Coniferonic acid
- Names: IUPAC name (5Z,9Z,12Z,15Z)-octadecatetraenoic acid

Identifiers
- 3D model (JSmol): Interactive image;
- ChEBI: CHEBI:86135;
- ChemSpider: 34999888;
- PubChem CID: 13751481;

Properties
- Chemical formula: C_{18}H_{28}O_{2}
- Molar mass: 276.420 g·mol^{−1}

= Coniferonic acid =

Coniferonic acid is a polyunsaturated fatty acid composed of 18 carbon atoms with four double bonds, in positions 5=6, 9=10, 12=13, 15=16; all in cis-configuration.

==Discovery and natural occurrence==
The acid has been isolated in the leaves of conifers, from which it took its common name. The species with the highest concentration are Larix decidua containing about 44% of the total fatty acids, Abies grandis (≈38%), Araucaria montana (≈8.9%), and Abies veitchii (≈7.8%).

It is also found in the seed oil of Korean pine or Pinus koraiensis (≈14.6%) and Fokienia hodginsii (≈2.8%).

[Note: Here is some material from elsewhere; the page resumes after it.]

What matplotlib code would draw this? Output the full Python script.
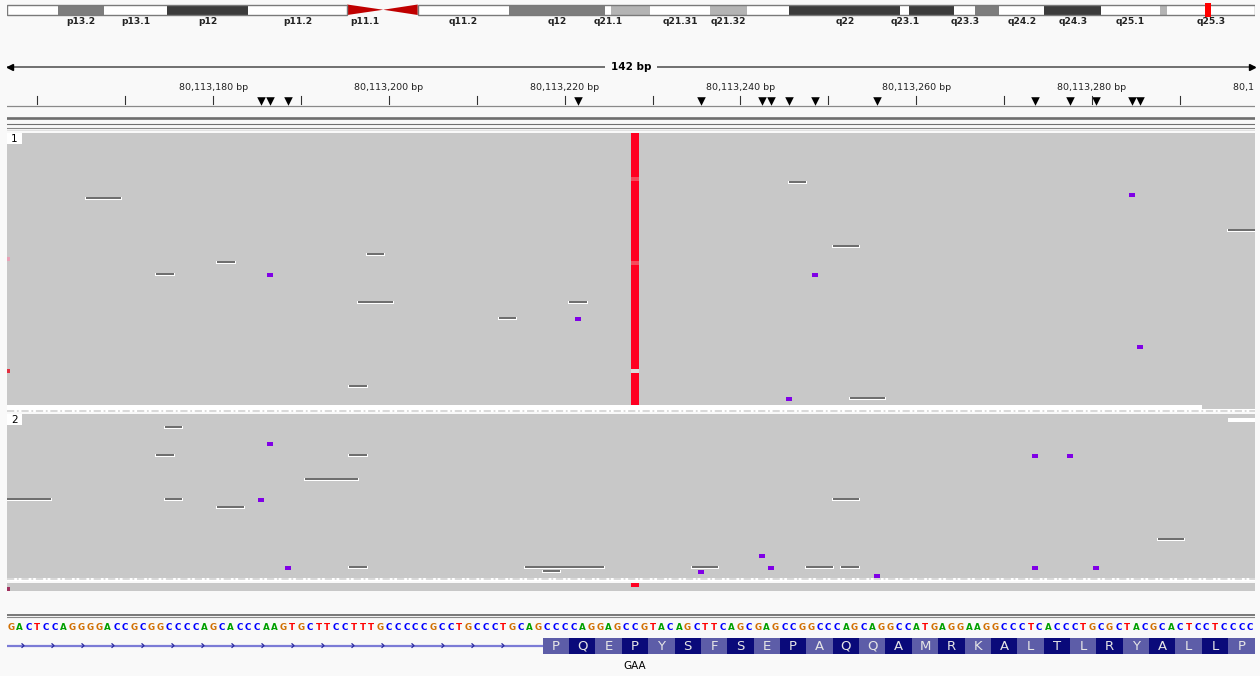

Oftentimes, it is found in conifers together with other fatty acids (juniperonic, pinolenic, taxoleic, sciadonic acid) that have a double bond in the position 5, separated by more than one methylene group from the next double bond.

==Biosynthesis==
The acid is assumed to be biosynthesized from α-linolenic acid by the enzyme Δ5-desaturase. The ratio of the concentration of coniferonic acid to that of α-linolenic acid allows the taxonomic differentiation of some plant genera.